Particles are specific, measurable, verifiable, timebound, they are very close to the impermanence of Reality™. We like particles. When we define goals, we love speaking particle. SMART objectives. 🎯 Definition of Done. Speaking particle allows us to project ourselves into a Tangible™ future, and that creates action and aligns wills.

But particles don’t travel far, nor they stay for long. They are incisive but limited.

Waves, on the other hand, can expand into infinity. They don’t carry mass, which makes them ethereal. A wave, like an idea, cannot be destroyed. But a wave can easily be interfered, to the point of nullifying. But it is not destroyed, as long as the wave exists, as long as an idea exists, the only way to nullify it is to keep emitting one with a negative sign.

I don’t think you can influence people by increasing the amplitude of the signal, by shouting 🤬 or insisting 🧐. In the particle realm, yes; not in the wave realm. If the message is not right, the influence ends after you leave the room.

(Have you not had that feeling? That something makes sense only while someone is telling you, but the minute you give it a second thought simply does not click?)

Resonance is what you are looking for. Resonance is what translates waves into Tangible impact. Resonance happens when the wave emitted is tuned to a natural oscillation frequency of the receiver. Resonance can tear down bridges. Resonance can move mountains.

But I don’t know the Laws of Resonance™. I wish I did. There would be something divine in those Laws, if they existed. An understanding of this world that we all strive for.

Why does something resonate?
Is resonance absolute or circumstancial?
Personal or universal?
Can I shape a message to resonate, or is resonance inherent to the message itself?

As always, more questions than answers.

And I fear for my son, adrift in the middle of the sea.

He doesn’t know the green I see, which is almost always beautiful and optimistic and full of possibilties.

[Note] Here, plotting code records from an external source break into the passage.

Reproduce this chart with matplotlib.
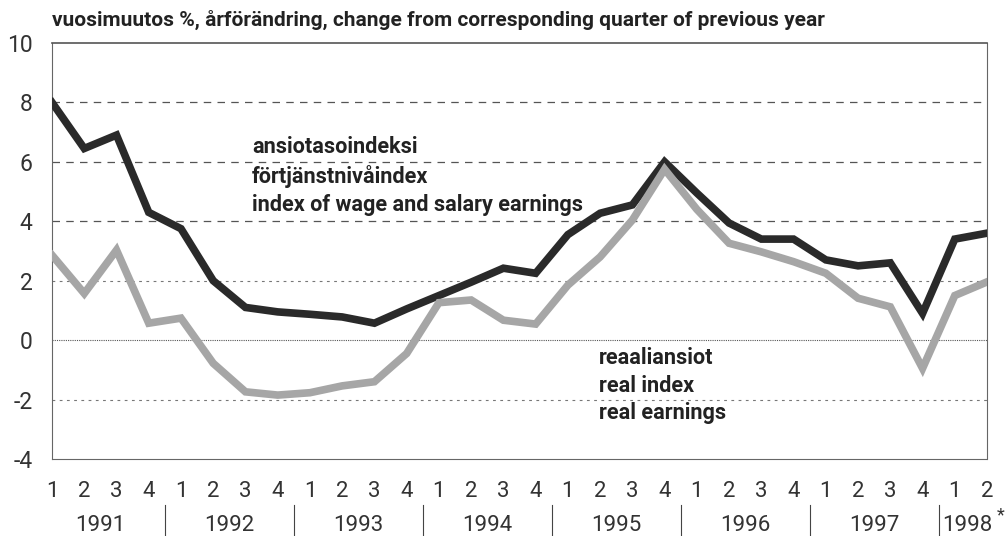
import matplotlib
matplotlib.use("Agg")
import matplotlib.pyplot as plt
import matplotlib.transforms as mtransforms

plt.rcParams['font.family'] = ['Roboto', 'DejaVu Sans']

# quarters 1991 Q1 .. 1998 Q2
quarters = [1, 2, 3, 4] * 7 + [1, 2]
years = ['1991', '1992', '1993', '1994', '1995', '1996', '1997', '1998']

# index of wage and salary earnings, % change
nominal = [8.0, 6.45, 6.9, 4.3, 3.75, 2.0, 1.1, 0.95, 0.87, 0.78, 0.57, 1.05,
           1.5, 1.95, 2.42, 2.25, 3.55, 4.27, 4.55, 6.0, 4.95, 3.94, 3.4, 3.4,
           2.7, 2.5, 2.6, 0.9, 3.4, 3.6]
# real earnings, % change
real = [2.86, 1.57, 3.03, 0.57, 0.74, -0.78, -1.74, -1.85, -1.77, -1.54, -1.4, -0.45,
        1.26, 1.35, 0.67, 0.54, 1.85, 2.8, 4.04, 5.75, 4.4, 3.26, 2.97, 2.64,
        2.25, 1.41, 1.12, -0.95, 1.5, 1.96]

x = list(range(1, len(quarters) + 1))

fig = plt.figure(figsize=(10.08, 5.36), dpi=100)
ax = fig.add_axes([0.0516, 0.1437, 0.9276, 0.7761])

ax.set_xlim(1, len(x))
ax.set_ylim(-4, 10)

# grid lines
for v in [8, 6, 4]:
    ax.axhline(v, color='#555555', lw=0.9, ls=(0, (6, 5)), zorder=1)
for v in [2, -2]:
    ax.axhline(v, color='#777777', lw=0.8, ls=(0, (2.5, 4)), zorder=1)
ax.axhline(0, color='#555555', lw=0.8, ls=(0, (1, 1)), zorder=1)

ax.plot(x, nominal, color='#2a2a2a', lw=5.5, solid_joinstyle='miter', zorder=3)
ax.plot(x, real, color='#a6a6a6', lw=5.5, solid_joinstyle='miter', zorder=4)

for s in ['left', 'right', 'bottom']:
    ax.spines[s].set_linestyle((0, (1, 1)))
    ax.spines[s].set_color('#666666')
    ax.spines[s].set_linewidth(0.8)
ax.spines['top'].set_color('#555555')
ax.spines['top'].set_linewidth(1.2)

ax.set_yticks(range(-4, 11, 2))
ax.set_yticklabels([str(v) for v in range(-4, 11, 2)], fontsize=16.5, color='#333333')
ax.set_xticks(x)
ax.set_xticklabels([str(q) for q in quarters], fontsize=16, color='#333333')
ax.tick_params(length=0)
ax.tick_params(axis='x', pad=16)
ax.tick_params(axis='y', pad=14)

trans = mtransforms.blended_transform_factory(ax.transData, ax.transAxes)
# year labels and separators
for i, yr in enumerate(years):
    start = 1 + 4 * i
    n = 4 if i < len(years) - 1 else 2
    mid = start + (n - 1) / 2
    if i == len(years) - 1:
        mid -= 0.12
    ax.text(mid, -0.16, yr, transform=trans,
            ha='center', va='center', fontsize=16, color='#333333')
    if i > 0:
        ax.plot([start - 0.5, start - 0.5], [-0.11, -0.19], transform=trans,
                color='#444444', lw=0.8, clip_on=False)
ax.text(len(x) + 0.42, -0.135, '*', transform=trans, ha='center', va='center',
        fontsize=13, color='#333333')

ax.text(1, 1.056, 'vuosimuutos %, årförändring, change from corresponding quarter of previous year',
        transform=trans, ha='left', va='center', fontsize=15,
        fontweight='bold', color='#222222')

for k, t in enumerate(['ansiotasoindeksi', 'förtjänstnivåindex', 'index of wage and salary earnings']):
    ax.text(7.2, 6.5 - k * 0.98, t, ha='left', va='center', fontsize=15.6,
            fontweight='bold', color='#222222')
for k, t in enumerate(['reaaliansiot', 'real index', 'real earnings']):
    ax.text(17.97, -0.6 - k * 0.93, t, ha='left', va='center', fontsize=15.6,
            fontweight='bold', color='#222222')

fig.savefig('out.png', dpi=100)
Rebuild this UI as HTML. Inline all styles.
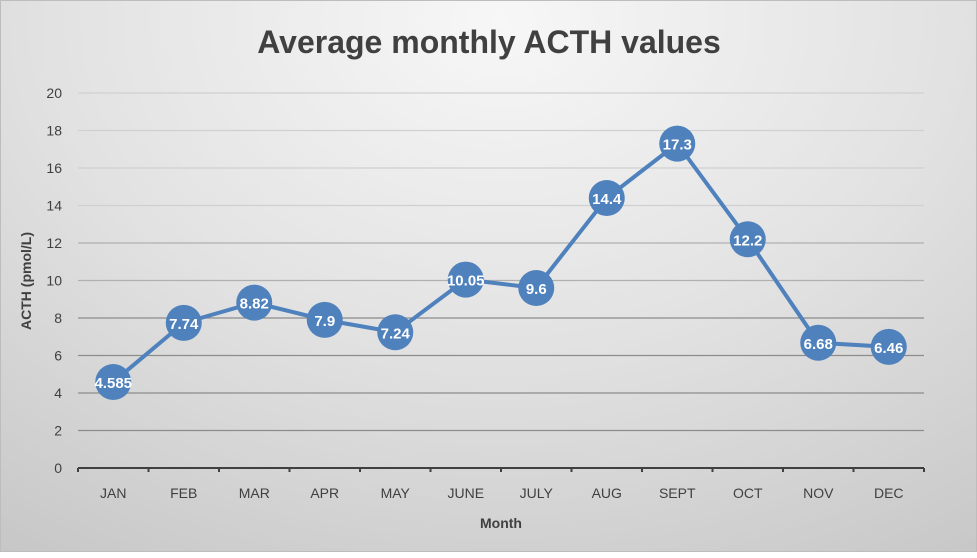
<!DOCTYPE html>
<html><head><meta charset="utf-8"><style>
body{margin:0;width:977px;height:552px;overflow:hidden;font-family:"Liberation Sans",sans-serif}
#c{position:absolute;left:0;top:0;width:977px;height:552px;background:radial-gradient(ellipse 900px 650px at 500px 20px,#f7f7f7 0%,#e2e2e2 50%,#c6c6c6 100%);border:1px solid #bdbdbd;box-sizing:border-box}
</style></head><body>
<div id="c">
<svg width="977" height="552" id="s">
<text x="488" y="52" text-anchor="middle" font-size="32" font-weight="bold" fill="#404040">Average monthly ACTH values</text>
<text transform="translate(30,280) rotate(-90)" text-anchor="middle" font-size="14" font-weight="bold" fill="#404040">ACTH  (pmol/L)</text>
<text x="500" y="527" text-anchor="middle" font-size="14" font-weight="bold" fill="#404040">Month</text>
<g id="grid"></g><g id="axes"></g><g id="series"></g>
</svg></div>
<script>
const categories=["JAN","FEB","MAR","APR","MAY","JUNE","JULY","AUG","SEPT","OCT","NOV","DEC"];
const values=[4.585,7.74,8.82,7.9,7.24,10.05,9.6,14.4,17.3,12.2,6.68,6.46];
const labels=["4.585","7.74","8.82","7.9","7.24","10.05","9.6","14.4","17.3","12.2","6.68","6.46"];
const yTicks=[0,2,4,6,8,10,12,14,16,18,20];
const L=77,R=923,T=92,B=467,ymax=20;
const step=(R-L)/categories.length;
const xs=i=>L+step*(i+0.5);
const ys=v=>B-(v/ymax)*(B-T);
const NS="http://www.w3.org/2000/svg";
function mk(t,a,p){const e=document.createElementNS(NS,t);for(const k in a)e.setAttribute(k,a[k]);p.appendChild(e);return e;}
const g=document.getElementById('grid'),ax=document.getElementById('axes'),se=document.getElementById('series');
yTicks.forEach(v=>{
 if(v>0){const ln=mk('line',{x1:L,x2:R,y1:ys(v),y2:ys(v),stroke:v>=14?'#d0d0d0':(v>=10?'#b0b0b0':'#8c8c8c'),'stroke-width':1.3},g);
 
 }
 const t=mk('text',{x:61,y:ys(v)+5,'text-anchor':'end','font-size':14,fill:'#404040'},ax);t.textContent=v;
 
 
});
const axl=mk('line',{x1:L,x2:R,y1:B,y2:B,stroke:'#404040','stroke-width':2},ax);


for(let i=0;i<=categories.length;i++){const tk=mk('line',{x1:L+step*i,x2:L+step*i,y1:B,y2:B+4,stroke:'#404040','stroke-width':2},ax);
 
 }
categories.forEach((c,i)=>{const t=mk('text',{x:xs(i),y:497,'text-anchor':'middle','font-size':14,fill:'#404040'},ax);t.textContent=c;
 
 });
const pl=mk('polyline',{points:values.map((v,i)=>xs(i)+','+ys(v)).join(' '),fill:'none',stroke:'#4f81bd','stroke-width':4},se);


values.forEach((v,i)=>{
 const c=mk('circle',{cx:xs(i),cy:ys(v),r:18,fill:'#4f81bd'},se);
 
 
 const t=mk('text',{x:xs(i),y:ys(v)+6,'text-anchor':'middle','font-size':15,'font-weight':'bold',fill:'#fff'},se);t.textContent=labels[i];
 
 
});
</script></body></html>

Does he see the same green? Or is it different?

He floats in a sea whose surface is disturbed by a million overlaying waves.
A world of extreme fragmentation.
A world of noise.
His breadth too shallow to enjoy the peace of the underwater.
How can he find resonance in that sea?
Promising ideas swiped up by the next TikTok.
Resonant proposals nullified under waves of Twitter comments.

Is this good or is this bad?

I don’t know what to make of it.

I don't know what my work is.

So I will just keep writing,

hoping to find truth in the next metaphor.